In 1969, Mickie formed RAK Records, RAK Management and RAK Publishing with his business partner Peter Grant. With RAK Records, MIckie’s successes continued. He produced Julie Felix’s hit “El Condor Pasa” and Mary Hopkin’s 1970 Eurovision Song Contact entry “Knock, Knock Who’s There?” In 1970, he signed Suzi Quatro to a recording contract. Mud, CCS, Angie Miller, Chris Spedding, Hot Chocolate, Arrows, Smokie and Kim Wilde also joined RAK Records. RAK scored several UK #1 hit singles with Mud and Suzi Quatro’s “Can the Can” and “Devil Gate Drive.” Kim Wilde’s “Kids in America” reached #2 in the UK and #25 on the U.S. Billboard chart.

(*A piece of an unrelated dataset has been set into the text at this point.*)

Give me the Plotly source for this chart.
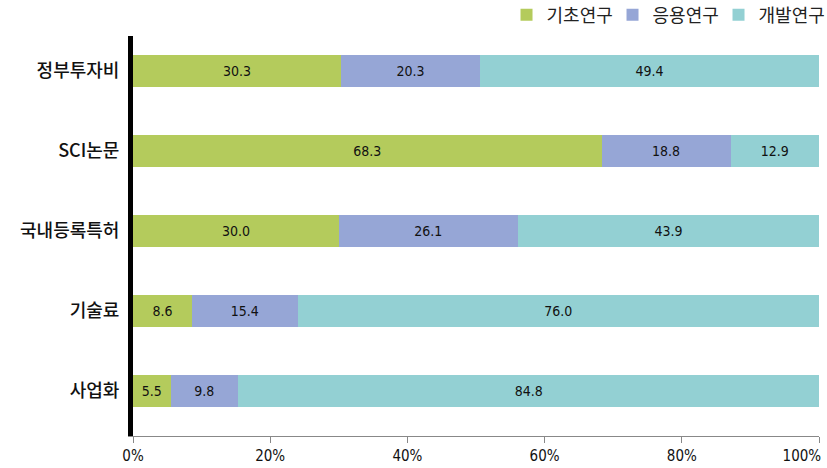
import plotly.graph_objects as go

categories = ["정부투자비", "SCI논문", "국내등록특허", "기술료", "사업화"]
series_names = ["기초연구", "응용연구", "개발연구"]
basic = [30.3, 68.3, 30.0, 8.6, 5.5]
applied = [20.3, 18.8, 26.1, 15.4, 9.8]
development = [49.4, 12.9, 43.9, 76.0, 84.8]
tick_vals = [0, 20, 40, 60, 80, 100]
tick_text = ["0%", "20%", "40%", "60%", "80%", "100%\u2007\u2007\u2007\u2007"]

colors = ["#B4CB5C", "#96A6D6", "#93D0D3"]
num_font = "Liberation Sans Narrow, DejaVu Sans Condensed, Roboto, sans-serif"

fig = go.Figure()
for name, vals, col in zip(series_names, [basic, applied, development], colors):
    fig.add_trace(go.Bar(
        y=categories, x=vals, name=name, orientation="h",
        marker=dict(color=col, line=dict(width=0)),
        text=[f"{v:.1f}" for v in vals], textposition="inside",
        insidetextanchor="middle",
        textfont=dict(family=num_font, size=14, color="#111111"),
        hoverinfo="skip",
    ))

fig.update_layout(
    barmode="stack", bargap=0.6,
    width=827, height=468,
    margin=dict(l=133, r=8, t=36, b=32, autoexpand=False),
    paper_bgcolor="white", plot_bgcolor="white",
    uniformtext=dict(minsize=8, mode="show"),
    legend=dict(orientation="h", xref="container", yref="container",
                x=0.997, xanchor="right", y=0.968, yanchor="middle",
                font=dict(family="Noto Sans CJK KR", size=18, color="#222222"),
                traceorder="normal", itemwidth=30, entrywidth=61),
    xaxis=dict(range=[0, 100], tickvals=tick_vals, ticktext=tick_text,
               automargin=False, ticklabeloverflow="allow",
               showgrid=False, zeroline=False, showline=True, linecolor="#888888",
               linewidth=1, ticks="outside", tickcolor="#888888", ticklen=6,
               tickfont=dict(family=num_font, size=15, color="#111111")),
    yaxis=dict(categoryorder="array", categoryarray=categories[::-1],
               range=[-0.5625, 4.4375], automargin=False,
               showgrid=False, zeroline=False, showline=True, linecolor="black",
               linewidth=5, ticks="", ticklabelstandoff=5,
               tickfont=dict(family="Noto Sans CJK KR", size=18, color="#111111", weight=500)),
)

fig.write_html("out.html", config={"displayModeBar": False},
               post_script="document.body.style.margin='0';document.body.style.overflow='hidden';")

In 1973, 14 out of 18 released were hits. RAK continued to produce a constant stream of hits throughout the 70s and 80s.
In the fall of 1976 RAK Records moved into an imposing Victorian schoolhouse and church hall that had been converted into a state-of-the-art recording studio complex with full residential facilities. The very first record produced at the recording studio was Hot Chocolate’s “Put Your Love in Me.” The studio has seen continued success with a stream of major artists from Paul McCartney to Simply Red. Other artists who have used the studio to record include Robert Plant and Jimmy Page, Robert Palmer, Brand New Heavies, The Pogues, New Order, Jimmy Somerville and Galliano. Mickie’s son Calvin was a member of the band Johnny Hates Jazz who recorded their number one album at RAK Studios.
In addition to work as a record producer and label boss, Mickie also appeared as a judge on Granada Television’s New Faces, a predecessor to today’s X factor and Pop Idol. He also produced the cult TV show Revolver, which showcased many unknown acts that would later become major artists.
In 1986, Mickie sold RAK label to EMI and concentrated on managing the publishing catalogue and the studios. The recording studios have continued be as popular as ever with today’s contemporary artists, and RAK Publishing continues to be successful many years after the copyright’s original releases. RAK Publishing also continues to sign new artists and writers.
On May 30, 2003, Mickie passed away at his London home at the age of 64.